→ Problem description
Copy out each line in the material below that has the word "this".

[Records with drawing code]

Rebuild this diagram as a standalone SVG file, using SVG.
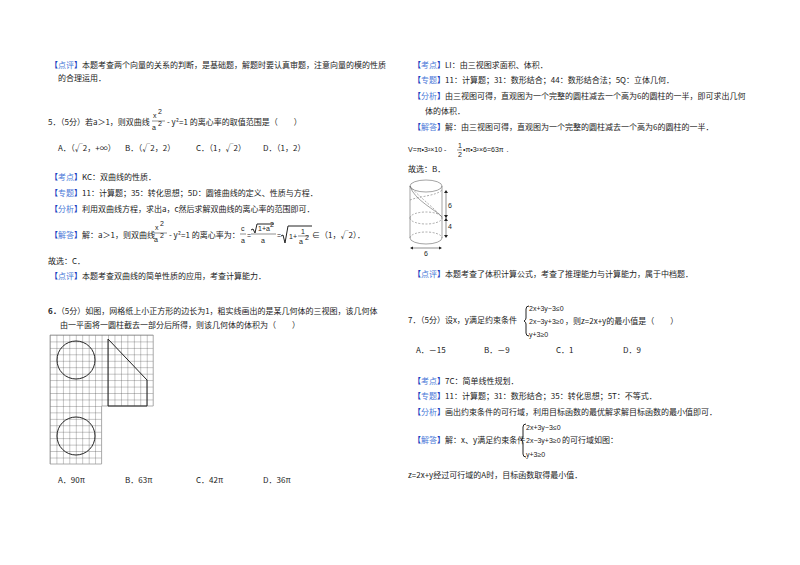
<svg xmlns="http://www.w3.org/2000/svg" width="800" height="565" viewBox="0 0 800 565">
<style>
text{font-family:"Noto Sans CJK SC","Liberation Sans",sans-serif;font-size:8px;fill:#222}
.t{fill:#4a78d8}.b{fill:#1a3fc0;font-weight:bold}
.m{font-family:"Liberation Sans",sans-serif;font-size:7px}
.k{stroke:#222;stroke-width:1;fill:none}
.d{stroke:#666;stroke-width:0.6;fill:none}
.dd{stroke:#777;stroke-width:0.6;fill:none;stroke-dasharray:2,1.5}
</style>
<defs>
<pattern id="grid" width="6.45" height="6.45" patternUnits="userSpaceOnUse" x="50" y="335">
<path d="M0 0H6.45M0 0V6.45" stroke="#444" stroke-width="0.6" fill="none"/>
</pattern>
</defs>
<rect width="800" height="565" fill="#fff"/>

<g id="left">
<text x="50" y="68"><tspan class="b">【</tspan><tspan class="t">点评</tspan><tspan class="b">】</tspan>本题考查两个向量的关系的判断，是基础题，解题时要认真审题，注意向量的模的性质</text>
<text x="58" y="81">的合理运用．</text>

<text x="48" y="125">5．（5分）若a＞1，则双曲线</text>
<text x="153" y="118" class="m">x</text><text x="158" y="114" class="m" font-size="5">2</text>
<line x1="152" y1="121" x2="165" y2="121" stroke="#222" stroke-width="0.5"/>
<text x="152" y="130" class="m">a</text><text x="158" y="126" class="m" font-size="5">2</text>
<text x="167" y="125">- y²=1 的离心率的取值范围是（　　）</text>

<text x="58" y="151">A．（√2，+∞）</text>
<text x="125" y="151">B．（√2，2）</text>
<text x="196" y="151">C．（1，√2）</text>
<text x="263" y="151">D．（1，2）</text>

<text x="50" y="180"><tspan class="b">【</tspan><tspan class="t">考点</tspan><tspan class="b">】</tspan>KC：双曲线的性质．</text>
<text x="50" y="196"><tspan class="b">【</tspan><tspan class="t">专题</tspan><tspan class="b">】</tspan>11：计算题；35：转化思想；5D：圆锥曲线的定义、性质与方程．</text>
<text x="50" y="212"><tspan class="b">【</tspan><tspan class="t">分析</tspan><tspan class="b">】</tspan>利用双曲线方程，求出a，c然后求解双曲线的离心率的范围即可．</text>

<text x="50" y="238"><tspan class="b">【</tspan><tspan class="t">解答</tspan><tspan class="b">】</tspan>解：a＞1，则双曲线</text>
<text x="155" y="230" class="m">x</text><text x="160" y="226" class="m" font-size="5">2</text>
<line x1="154" y1="233" x2="167" y2="233" stroke="#222" stroke-width="0.5"/>
<text x="154" y="242" class="m">a</text><text x="160" y="238" class="m" font-size="5">2</text>
<text x="169" y="238">- y²=1 的离心率为：</text>
<text x="241" y="231" class="m">c</text>
<line x1="240" y1="234" x2="246" y2="234" stroke="#222" stroke-width="0.5"/>
<text x="241" y="243" class="m">a</text>
<text x="247" y="238" class="m">=</text>
<path d="M251 230l2 -1 2 4 2 -9h17" class="k" stroke-width="0.5"/>
<text x="258" y="231" class="m">1+a</text><text x="270" y="227" class="m" font-size="5">2</text>
<line x1="251" y1="234" x2="276" y2="234" stroke="#222" stroke-width="0.5"/>
<text x="261" y="243" class="m">a</text>
<text x="277" y="238" class="m">=</text>
<path d="M281 236l2 -1 2 8 3 -17h24" class="k" stroke-width="0.5"/>
<text x="289" y="239" class="m">1+</text>
<text x="301" y="234" class="m">1</text>
<line x1="298" y1="236" x2="309" y2="236" stroke="#222" stroke-width="0.5"/>
<text x="299" y="244" class="m">a</text><text x="305" y="240" class="m" font-size="5">2</text>
<text x="312" y="238">∈（1，√2）．</text>

<text x="48" y="264">故选：C．</text>
<text x="50" y="279"><tspan class="b">【</tspan><tspan class="t">点评</tspan><tspan class="b">】</tspan>本题考查双曲线的简单性质的应用，考查计算能力．</text>

<text x="48" y="314"><tspan font-weight="bold">6．</tspan>（5分）如图，网格纸上小正方形的边长为1，粗实线画出的是某几何体的三视图，该几何体</text>
<text x="60" y="328">由一平面将一圆柱截去一部分后所得，则该几何体的体积为（　　）</text>
</g>

<g id="threeview">
<rect x="50" y="335" width="103.2" height="71" fill="url(#grid)"/>
<rect x="50" y="406" width="51.6" height="58" fill="url(#grid)"/>
<path d="M50 335H153.2V406H101.6V464H50Z" fill="none" stroke="#999" stroke-width="0.8"/>
<circle cx="76" cy="360" r="19" class="k"/>
<path d="M108 339L147 380V406H108Z" class="k"/>
<circle cx="76" cy="436" r="19" class="k"/>
</g>

<g id="opts6">
<text x="58" y="483">A．90π</text>
<text x="125" y="483">B．63π</text>
<text x="196" y="483">C．42π</text>
<text x="263" y="483">D．36π</text>
</g>

<g id="right">
<text x="413" y="68"><tspan class="b">【</tspan><tspan class="t">考点</tspan><tspan class="b">】</tspan>LI：由三视图求面积、体积．</text>
<text x="413" y="83"><tspan class="b">【</tspan><tspan class="t">专题</tspan><tspan class="b">】</tspan>11：计算题；31：数形结合；44：数形结合法；5Q：立体几何．</text>
<text x="413" y="99"><tspan class="b">【</tspan><tspan class="t">分析</tspan><tspan class="b">】</tspan>由三视图可得，直观图为一个完整的圆柱减去一个高为6的圆柱的一半，即可求出几何</text>
<text x="425" y="114">体的体积．</text>
<text x="413" y="130"><tspan class="b">【</tspan><tspan class="t">解答</tspan><tspan class="b">】</tspan>解：由三视图可得，直观图为一个完整的圆柱减去一个高为6的圆柱的一半．</text>
<text x="408" y="152" class="m">V=π•3²×10 -</text>
<text x="458" y="148" class="m">1</text>
<line x1="457" y1="150" x2="462" y2="150" stroke="#222" stroke-width="0.5"/>
<text x="458" y="157" class="m">2</text>
<text x="463" y="152" class="m">•π•3²×6=63π．</text>
<text x="408" y="172">故选：B．</text>
</g>

<g id="cylinder">
<ellipse cx="426" cy="186" rx="16" ry="6" class="d"/>
<line x1="410" y1="186" x2="410" y2="238" class="d"/>
<line x1="442" y1="186" x2="442" y2="238" class="d"/>
<path d="M410 238A16 6 0 0 0 442 238" class="d"/>
<path d="M410 238A16 6 0 0 1 442 238" class="dd"/>
<path d="M410 218A16 6 0 0 0 442 218" class="dd"/>
<path d="M410 218A16 6 0 0 1 442 218" class="dd"/>
<path d="M410 186C414 200 436 210 442 217" class="d"/>
<path d="M410 186C418 196 432 206 442 217" class="dd"/>
<path d="M410 200C420 196 436 196 442 190" class="dd"/>
<line x1="446" y1="191" x2="446" y2="237" stroke="#444" stroke-width="0.6"/>
<path d="M444 193L446 190 448 193ZM444 215L446 218 448 215ZM444 221L446 218 448 221ZM444 235L446 238 448 235Z" fill="#222"/>
<text x="448" y="208" class="m">6</text>
<text x="448" y="229" class="m">4</text>
<line x1="411" y1="248" x2="441" y2="248" stroke="#444" stroke-width="0.6"/>
<path d="M413 246.5L410 248 413 249.5ZM439 246.5L442 248 439 249.5Z" fill="#222"/>
<text x="424" y="256" class="m">6</text>
</g>

<g id="right2">
<text x="413" y="277"><tspan class="b">【</tspan><tspan class="t">点评</tspan><tspan class="b">】</tspan>本题考查了体积计算公式，考查了推理能力与计算能力，属于中档题．</text>

<text x="408" y="323">7．（5分）设x，y满足约束条件</text>
<path d="M529 306Q526 306 526 309V318Q526 320 524 321Q526 322 526 324V333Q526 336 529 336" class="k" stroke-width="0.6"/>
<text x="529" y="311" class="m">2x+3y−3≤0</text>
<text x="529" y="324" class="m">2x−3y+3≥0</text>
<text x="565" y="324">，则z=2x+y的最小值是（　　）</text>
<text x="529" y="337" class="m">y+3≥0</text>

<text x="416" y="353">A．－15</text>
<text x="484" y="353">B．－9</text>
<text x="556" y="353">C．1</text>
<text x="623" y="353">D．9</text>

<text x="413" y="384"><tspan class="b">【</tspan><tspan class="t">考点</tspan><tspan class="b">】</tspan>7C：简单线性规划．</text>
<text x="413" y="399"><tspan class="b">【</tspan><tspan class="t">专题</tspan><tspan class="b">】</tspan>11：计算题；31：数形结合；35：转化思想；5T：不等式．</text>
<text x="413" y="415"><tspan class="b">【</tspan><tspan class="t">分析</tspan><tspan class="b">】</tspan>画出约束条件的可行域，利用目标函数的最优解求解目标函数的最小值即可．</text>

<text x="413" y="443"><tspan class="b">【</tspan><tspan class="t">解答</tspan><tspan class="b">】</tspan>解：x、y满足约束条件</text>
<path d="M526 424Q523 424 523 427V437Q523 439 521 440Q523 441 523 443V454Q523 457 526 457" class="k" stroke-width="0.6"/>
<text x="526" y="430" class="m">2x+3y−3≤0</text>
<text x="526" y="443" class="m">2x−3y+3≥0</text>
<text x="562" y="443">的可行域如图：</text>
<text x="526" y="457" class="m">y+3≥0</text>

<text x="408" y="478">z=2x+y经过可行域的A时，目标函数取得最小值．</text>
</g>
</svg>
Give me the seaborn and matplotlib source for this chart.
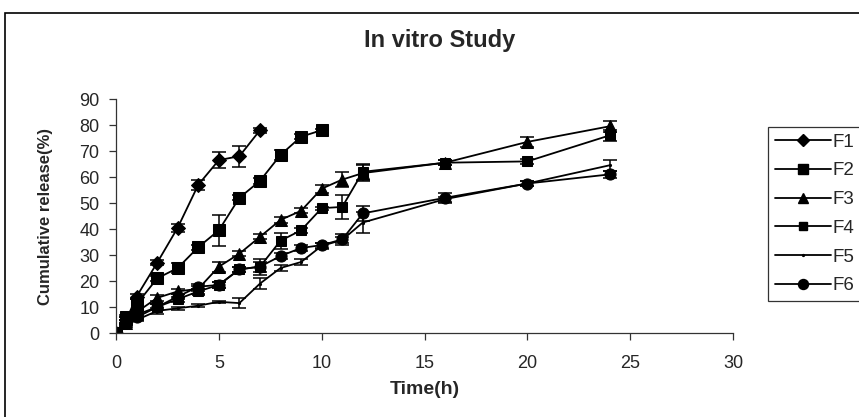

→ Reply
Rebuild this diagram as a standalone SVG file, using SVG.
Give me the seaborn and matplotlib source for this chart.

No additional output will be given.